Learning doesnt work with custom loss function


(dima) #1

I’m just started with pytorch and trying to understand how to deal with custom loss functions, especially with some non trivial ones.

Problem 1 . I’d like to stimulate my nn to maximize true positive rate and at the same time minimize false discovery rate. For example increase total score on +2 for true positive, and decrease on -5 for false positive.

def tp_fp_loss(yhat, y):
    total_score = 0
    for i in range(y.size()):
        if is_tp(yhat[i],y[i]):
            total_score += 2
        if is_fp(yhat[i],y[i]):
            total_score -= 5
    return -total_score

Problem 2 . In case when y is a list of positive and negative rewards (y = [10,-5, -40, 23, 11, -7]), stimulate nn to maximize sum of rewards.

def max_reward_loss(yhat,y):
    r = torch.autograd.Variable(torch.Tensor(y[yhat >= .5]), requires_grad=True).sum()                    
    return -r

Maybe I’m not completely understand some autograd mechanics, functions which I implemented correctly calculate loss but learning with them doesnt work :frowning: What I’m doing wrong? Can anybody help me with some working solution of any of that problems?


#2

In your first problem, Autograd won’t be able to calculate the gradients for the model parameters, if you try to call backward on total_score as the computation graph is detached from this variable.
You would need to calculate total_score using your model’s output and target in some kind of loss function.
In general, you could use nn.BCEWithLogitsLoss with pos_weight, which makes it possible to trade off recall and precision.

Also, in your second problem you are re-wrapping your tensor into a Variable, thus detaching the computation graph.
Try to use the tensors directly without creating a new tensor.
That being said, Variables are deprecated since 0.4.0. You can use tensors directly now and should set requires_grad=True in case your tensor needs gradients.


(dima) #3

Thank you so much for your reply :slight_smile: it helped me a lot.

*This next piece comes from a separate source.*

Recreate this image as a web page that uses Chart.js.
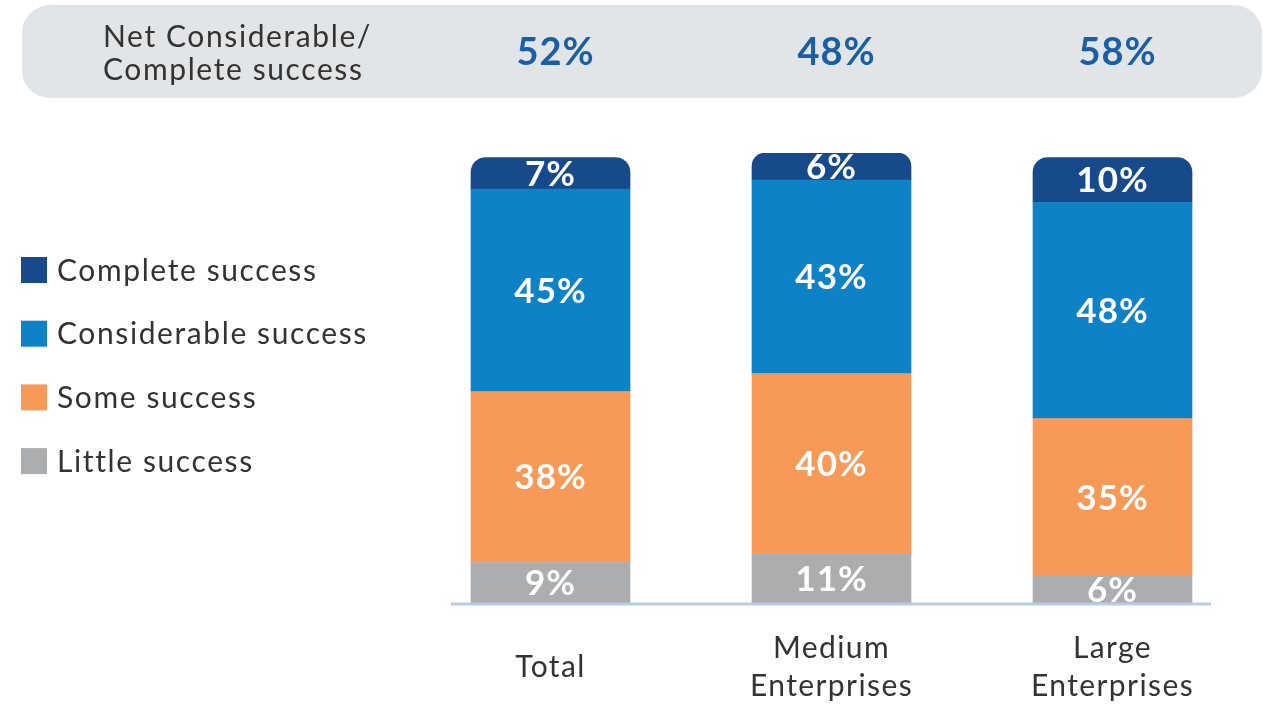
<!DOCTYPE html>
<html>
<head>
<meta charset="utf-8">
<title>Success levels by enterprise size</title>
<script src="https://cdn.jsdelivr.net/npm/chart.js@4/dist/chart.umd.min.js"></script>
<style>
  html, body { margin: 0; padding: 0; background: #fff; overflow: hidden; }
  #chart { display: block; }
</style>
</head>
<body>
<canvas id="chart" width="1263" height="704"></canvas>
<script>
const CATEGORIES = ['Total', ['Medium', 'Enterprises'], ['Large', 'Enterprises']];
const SERIES = ['Little success', 'Some success', 'Considerable success', 'Complete success'];
const LITTLE = [9, 11, 6];
const SOME = [38, 40, 35];
const CONSIDERABLE = [45, 43, 48];
const COMPLETE = [7, 6, 10];
const NET = [52, 48, 58];
const NET_TITLE = ['Net Considerable/', 'Complete success'];

const COLORS = ['#acadaf', '#f79a57', '#0e82c6', '#174a8a'];
const FONT = 'Lato, "Noto Sans", sans-serif';

function roundRect(ctx, x, y, w, h, r) {
  ctx.beginPath();
  ctx.moveTo(x + r, y);
  ctx.arcTo(x + w, y, x + w, y + h, r);
  ctx.arcTo(x + w, y + h, x, y + h, r);
  ctx.arcTo(x, y + h, x, y, r);
  ctx.arcTo(x, y, x + w, y, r);
  ctx.closePath();
}

// header band, legend, baseline and value labels
const decorations = {
  id: 'decorations',
  beforeDraw(chart) {
    const ctx = chart.ctx;
    const xs = chart.scales.x;
    ctx.save();
    ctx.fillStyle = '#e2e5e8';
    roundRect(ctx, 22, 5, 1240, 93, 28);
    ctx.fill();

    ctx.letterSpacing = '1.6px';
    ctx.fillStyle = '#333';
    ctx.font = '30px ' + FONT;
    ctx.textAlign = 'left';
    ctx.textBaseline = 'middle';
    ctx.fillText(NET_TITLE[0], 103, 37);
    ctx.fillText(NET_TITLE[1], 103, 70);

    ctx.letterSpacing = '1px';
    ctx.fillStyle = '#1a5ea6';
    ctx.font = 'bold 38px ' + FONT;
    ctx.textAlign = 'center';
    NET.forEach((v, i) => {
      ctx.fillText(v + '%', xs.getPixelForValue(i) + 5, 53);
    });

    // legend, top series first
    ctx.letterSpacing = '1.6px';
    ctx.font = '30px ' + FONT;
    ctx.textAlign = 'left';
    for (let k = 0; k < SERIES.length; k++) {
      const di = SERIES.length - 1 - k;
      const cy = 270 + k * 63.7;
      ctx.fillStyle = COLORS[di];
      ctx.fillRect(21, cy - 13, 26, 26);
      ctx.fillStyle = '#333';
      ctx.fillText(SERIES[di], 57, cy + 1);
    }
    ctx.restore();
    // wider tracking for the category tick labels
    ctx.letterSpacing = '1.4px';
  },
  afterDatasetsDraw(chart) {
    const ctx = chart.ctx;
    const ys = chart.scales.y;
    ctx.save();
    ctx.strokeStyle = '#b5cde6';
    ctx.lineWidth = 3;
    ctx.beginPath();
    ctx.moveTo(451, ys.bottom + 1);
    ctx.lineTo(1211, ys.bottom + 1);
    ctx.stroke();

    ctx.letterSpacing = '1px';
    ctx.fillStyle = '#fff';
    ctx.font = 'bold 35px ' + FONT;
    ctx.textAlign = 'center';
    ctx.textBaseline = 'middle';
    chart.data.datasets.forEach((ds, di) => {
      chart.getDatasetMeta(di).data.forEach((bar, i) => {
        const p = bar.getProps(['x', 'y', 'base'], true);
        ctx.fillText(ds.data[i] + '%', p.x, (p.y + p.base) / 2 + 1);
      });
    });
    ctx.restore();
  }
};

const datasets = [LITTLE, SOME, CONSIDERABLE, COMPLETE].map((vals, i) => ({
  label: SERIES[i],
  data: vals,
  backgroundColor: COLORS[i],
  borderWidth: 0,
  barThickness: 159,
  borderSkipped: i === 3 ? false : 'start',
  borderRadius: i === 3 ? { topLeft: 15, topRight: 15, bottomLeft: 0, bottomRight: 0 } : 0
}));

new Chart(document.getElementById('chart'), {
  type: 'bar',
  data: { labels: CATEGORIES, datasets },
  options: {
    responsive: false,
    animation: false,
    events: [],
    layout: { padding: { left: 410, right: 10, top: 153, bottom: 0 } },
    plugins: { legend: { display: false }, tooltip: { enabled: false } },
    scales: {
      x: {
        stacked: true,
        grid: { display: false },
        border: { display: false },
        afterFit(scale) { scale.height = 101; },
        ticks: {
          color: '#333',
          font: { family: FONT, size: 30, lineHeight: 1.27 },
          padding: 37,
          crossAlign: 'center',
          autoSkip: false,
          maxRotation: 0
        }
      },
      y: {
        stacked: true,
        display: false,
        min: 0,
        max: 100
      }
    }
  },
  plugins: [decorations]
});
</script>
</body>
</html>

But now I have questions about nn.BCEWithLogitsLoss and using it with weights.
For example I have 2 classes samples: y = [0,1,1,1,1,0,0,1,0]
and I’d like to get the highest recall, how should I set up weights properly?


#4

Based on the docs a value of pos_weight > 1 would increase the recall.
So you could experiment with some values of pos_weight, e.g. pos_weight = 5./4.